Stop using atomic for this. Is not atomic.

Key here is volatile, that indicates value can change outside of scope
and thus re-load is not valid. And I know C language people hates
volatile, but there it is.

> // OK!
> unsigned long *a, b;
> b = READ_ONCE(a);
> if is_valid(b) {
> // do stuff
> }
>
> Now consider the following code:
>
> // Is this ok?
> unsigned long *a, b;
> memcpy(a, &b, sizeof(unsigned long));
> if is_valid(b) {
> // do stuff
> }

Why the hell would you want to write that? But sure. I think similar but
less weird example would be with structures, where value copies end up
being similar to memcpy.

And in that case, you can still use volatile and compiler must not do
silly.

> If LLVM understands the memcpy in the same way as how it understands
>
> b = *a; // same as memcpy, right?
>
> then by above discussion, the memcpy is not enough either. And Rust
> documents that it may treat copy_nonoverlapping() in exactly that way,
> which is why we want a memcpy where reading the values more than once is
> not a permitted optimization. In most discussions of that topic, that's
> called a per-byte atomic memcpy.
>
> Does this optimization happen in the real world? I have no clue. I'd
> rather not find out.

OK, but none of this has anything to do with atomic or byte-wise.

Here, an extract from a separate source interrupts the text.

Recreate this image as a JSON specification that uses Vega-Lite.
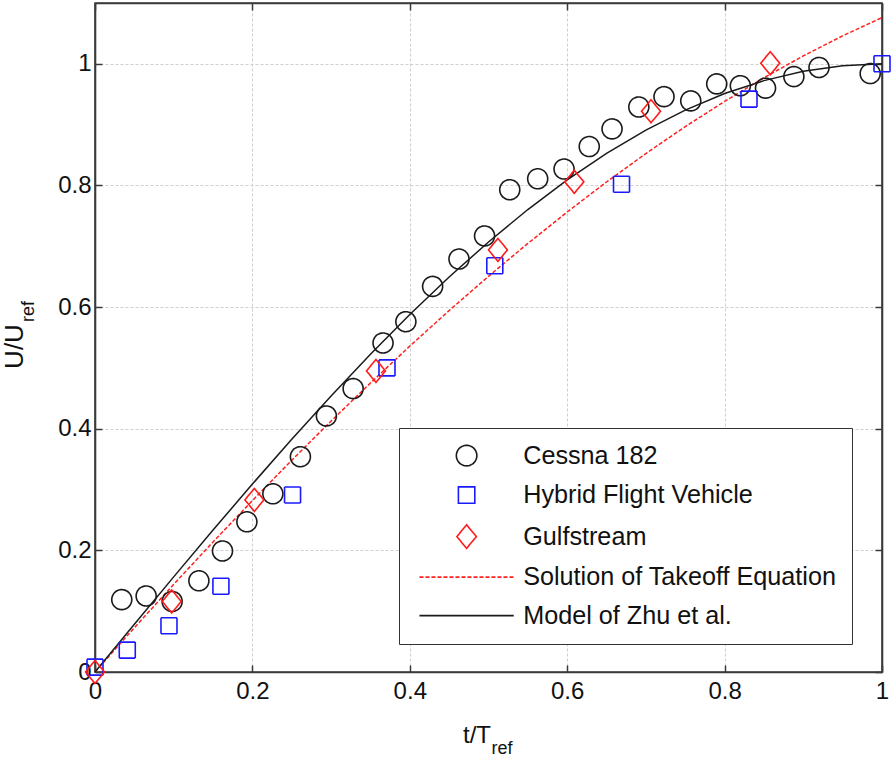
{
  "$schema": "https://vega.github.io/schema/vega-lite/v6.json",
  "width": 787,
  "height": 669,
  "autosize": {"type": "none"},
  "padding": {"left": 95, "top": 3, "right": 12, "bottom": 85},
  "background": "white",
  "config": {
    "view": {"stroke": "#3a3a3a", "strokeWidth": 1.6},
    "axis": {
      "gridColor": "#cfcfcf", "gridDash": [3, 2], "gridWidth": 1,
      "domainColor": "#3a3a3a", "domainWidth": 1.6,
      "tickColor": "#3a3a3a", "tickWidth": 1.5, "tickSize": -7,
      "labelFont": "Liberation Sans", "labelFontSize": 24, "labelColor": "#111",
      "titleFont": "Liberation Sans", "titleColor": "#111", "titleFontWeight": "normal",
      "labelFlush": false, "labelOverlap": false
    }
  },
  "datasets": {
    "points": [
      {"series": "Cessna 182", "t": 0.034, "u": 0.119},
      {"series": "Cessna 182", "t": 0.065, "u": 0.125},
      {"series": "Cessna 182", "t": 0.098, "u": 0.116},
      {"series": "Cessna 182", "t": 0.132, "u": 0.150},
      {"series": "Cessna 182", "t": 0.162, "u": 0.199},
      {"series": "Cessna 182", "t": 0.193, "u": 0.247},
      {"series": "Cessna 182", "t": 0.226, "u": 0.293},
      {"series": "Cessna 182", "t": 0.261, "u": 0.354},
      {"series": "Cessna 182", "t": 0.294, "u": 0.421},
      {"series": "Cessna 182", "t": 0.328, "u": 0.466},
      {"series": "Cessna 182", "t": 0.366, "u": 0.541},
      {"series": "Cessna 182", "t": 0.395, "u": 0.576},
      {"series": "Cessna 182", "t": 0.429, "u": 0.634},
      {"series": "Cessna 182", "t": 0.4625, "u": 0.679},
      {"series": "Cessna 182", "t": 0.495, "u": 0.717},
      {"series": "Cessna 182", "t": 0.527, "u": 0.793},
      {"series": "Cessna 182", "t": 0.5625, "u": 0.811},
      {"series": "Cessna 182", "t": 0.596, "u": 0.827},
      {"series": "Cessna 182", "t": 0.628, "u": 0.864},
      {"series": "Cessna 182", "t": 0.657, "u": 0.893},
      {"series": "Cessna 182", "t": 0.691, "u": 0.929},
      {"series": "Cessna 182", "t": 0.723, "u": 0.946},
      {"series": "Cessna 182", "t": 0.757, "u": 0.939},
      {"series": "Cessna 182", "t": 0.790, "u": 0.967},
      {"series": "Cessna 182", "t": 0.820, "u": 0.964},
      {"series": "Cessna 182", "t": 0.852, "u": 0.960},
      {"series": "Cessna 182", "t": 0.888, "u": 0.979},
      {"series": "Cessna 182", "t": 0.920, "u": 0.994},
      {"series": "Cessna 182", "t": 0.985, "u": 0.984},
      {"series": "Hybrid Flight Vehicle", "t": 0.0, "u": 0.008},
      {"series": "Hybrid Flight Vehicle", "t": 0.041, "u": 0.036},
      {"series": "Hybrid Flight Vehicle", "t": 0.094, "u": 0.076},
      {"series": "Hybrid Flight Vehicle", "t": 0.160, "u": 0.141},
      {"series": "Hybrid Flight Vehicle", "t": 0.251, "u": 0.291},
      {"series": "Hybrid Flight Vehicle", "t": 0.371, "u": 0.500},
      {"series": "Hybrid Flight Vehicle", "t": 0.508, "u": 0.668},
      {"series": "Hybrid Flight Vehicle", "t": 0.669, "u": 0.802},
      {"series": "Hybrid Flight Vehicle", "t": 0.831, "u": 0.942},
      {"series": "Hybrid Flight Vehicle", "t": 1.0, "u": 1.0},
      {"series": "Gulfstream", "t": 0.0, "u": 0.0},
      {"series": "Gulfstream", "t": 0.0975, "u": 0.116},
      {"series": "Gulfstream", "t": 0.2025, "u": 0.283},
      {"series": "Gulfstream", "t": 0.357, "u": 0.495},
      {"series": "Gulfstream", "t": 0.512, "u": 0.694},
      {"series": "Gulfstream", "t": 0.609, "u": 0.806},
      {"series": "Gulfstream", "t": 0.7065, "u": 0.922},
      {"series": "Gulfstream", "t": 0.858, "u": 1.001}
    ],
    "takeoff": [
      {"t": 0.0, "u": 0.0},
      {"t": 0.05, "u": 0.0728},
      {"t": 0.1, "u": 0.1441},
      {"t": 0.15, "u": 0.2138},
      {"t": 0.2, "u": 0.2818},
      {"t": 0.25, "u": 0.3482},
      {"t": 0.3, "u": 0.4126},
      {"t": 0.35, "u": 0.4752},
      {"t": 0.4, "u": 0.5358},
      {"t": 0.45, "u": 0.5943},
      {"t": 0.5, "u": 0.6506},
      {"t": 0.55, "u": 0.7047},
      {"t": 0.6, "u": 0.7564},
      {"t": 0.65, "u": 0.8057},
      {"t": 0.7, "u": 0.8525},
      {"t": 0.75, "u": 0.8967},
      {"t": 0.8, "u": 0.9382},
      {"t": 0.85, "u": 0.9771},
      {"t": 0.9, "u": 1.0130},
      {"t": 0.95, "u": 1.0460},
      {"t": 1.0, "u": 1.076}
    ],
    "zhu": [
      {"t": 0.0, "u": 0.0},
      {"t": 0.05, "u": 0.0785},
      {"t": 0.1, "u": 0.1564},
      {"t": 0.15, "u": 0.2334},
      {"t": 0.2, "u": 0.3090},
      {"t": 0.25, "u": 0.3827},
      {"t": 0.3, "u": 0.4540},
      {"t": 0.35, "u": 0.5225},
      {"t": 0.4, "u": 0.5878},
      {"t": 0.45, "u": 0.6494},
      {"t": 0.5, "u": 0.7071},
      {"t": 0.55, "u": 0.7604},
      {"t": 0.6, "u": 0.8090},
      {"t": 0.65, "u": 0.8526},
      {"t": 0.7, "u": 0.8910},
      {"t": 0.75, "u": 0.9239},
      {"t": 0.8, "u": 0.9511},
      {"t": 0.85, "u": 0.9724},
      {"t": 0.9, "u": 0.9877},
      {"t": 0.95, "u": 0.9969},
      {"t": 1.0, "u": 1.0}
    ]
  },
  "layer": [
    {
      "data": {"name": "takeoff"},
      "mark": {"type": "line", "strokeWidth": 1.5, "color": "#ff2020", "strokeDash": [4, 2]},
      "encoding": {
        "x": {
          "field": "t", "type": "quantitative",
          "scale": {"domain": [0, 1], "nice": false, "zero": false},
          "axis": {
            "orient": "bottom", "values": [0, 0.2, 0.4, 0.6, 0.8, 1], "format": "~g",
            "labelPadding": 14, "grid": true,
            "title": "t/T", "titleFontSize": 24, "titleX": 381.5, "titleY": 70,
            "titleBaseline": "alphabetic", "titleAlign": "center"
          }
        },
        "y": {
          "field": "u", "type": "quantitative",
          "scale": {"domain": [0, 1.1], "nice": false, "zero": false},
          "axis": {
            "orient": "left", "values": [0, 0.2, 0.4, 0.6, 0.8, 1], "format": "~g",
            "labelPadding": 11, "grid": true,
            "title": "U/U", "titleFontSize": 26, "titleAngle": 270, "titleX": -73, "titleY": 343,
            "titleBaseline": "alphabetic", "titleAlign": "center"
          }
        }
      }
    },
    {
      "data": {"name": "zhu"},
      "mark": {"type": "line", "strokeWidth": 1.5, "color": "#1a1a1a"},
      "encoding": {
        "x": {"field": "t", "type": "quantitative", "axis": null},
        "y": {"field": "u", "type": "quantitative", "axis": null}
      }
    },
    {
      "data": {"name": "points"},
      "mark": {"type": "point", "filled": false, "size": 400, "strokeWidth": 1.6, "opacity": 1, "clip": false},
      "encoding": {
        "x": {
          "field": "t", "type": "quantitative",
          "axis": {
            "orient": "top", "values": [0, 0.2, 0.4, 0.6, 0.8, 1], "labels": false, "grid": false,
            "title": "ref", "titleFontSize": 18, "titleX": 406.5, "titleY": 750,
            "titleBaseline": "alphabetic", "titleAlign": "center"
          }
        },
        "y": {
          "field": "u", "type": "quantitative",
          "axis": {
            "orient": "right", "values": [0, 0.2, 0.4, 0.6, 0.8, 1], "labels": false, "grid": false,
            "title": "ref", "titleFontSize": 18, "titleAngle": 270, "titleX": -849, "titleY": 308,
            "titleBaseline": "alphabetic", "titleAlign": "center"
          }
        },
        "color": {
          "field": "series", "type": "nominal",
          "scale": {
            "domain": ["Cessna 182", "Hybrid Flight Vehicle", "Gulfstream", "Solution of Takeoff Equation", "Model of Zhu et al."],
            "range": ["#1a1a1a", "#1a1aff", "#ff1a1a", "#ff2020", "#1a1a1a"]
          },
          "legend": {
            "orient": "none", "legendX": 304, "legendY": 425, "title": null, "direction": "vertical",
            "strokeColor": "#333", "fillColor": "white", "padding": 15,
            "labelFont": "Liberation Sans", "labelFontSize": 25.2, "labelColor": "#111", "labelLimit": 0,
            "symbolSize": 420, "symbolStrokeWidth": 1.6, "symbolOffset": 40, "labelOffset": 44, "rowPadding": 12.5,
            "encode": {
              "legend": {"update": {"strokeWidth": {"value": 1.6}}},
              "symbols": {"update": {"fill": {"value": "transparent"}}}
            }
          }
        },
        "shape": {
          "field": "series", "type": "nominal",
          "scale": {
            "domain": ["Cessna 182", "Hybrid Flight Vehicle", "Gulfstream", "Solution of Takeoff Equation", "Model of Zhu et al."],
            "range": ["circle", "M-0.8,-0.8L0.8,-0.8L0.8,0.8L-0.8,0.8Z", "M0,-1.15L0.95,0L0,1.15L-0.95,0Z", "M-4.6,0L4.6,0", "M-4.6,0L4.6,0"]
          }
        },
        "strokeDash": {
          "field": "series", "type": "nominal",
          "scale": {
            "domain": ["Cessna 182", "Hybrid Flight Vehicle", "Gulfstream", "Solution of Takeoff Equation", "Model of Zhu et al."],
            "range": [[1, 0], [1, 0], [1, 0], [4, 2], [1, 0]]
          }
        }
      }
    }
  ],
  "resolve": {"axis": {"x": "independent", "y": "independent"}}
}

The whole byte-wise thing turns out to be about not allowing
out-of-thin-air. Nothing should ever allow that.

Anyway, normal userspace copies don't suffer this because accessing
userspace has enough magical crap around it to inhibit this optimization
in any case.

If its a shared mapping/DMA, you'd typically end up with barriers
anyway, and those have a memory clobber on them which tell the compiler
reloads aren't good.

So I'm still not exactly sure why this is a problem all of a sudden?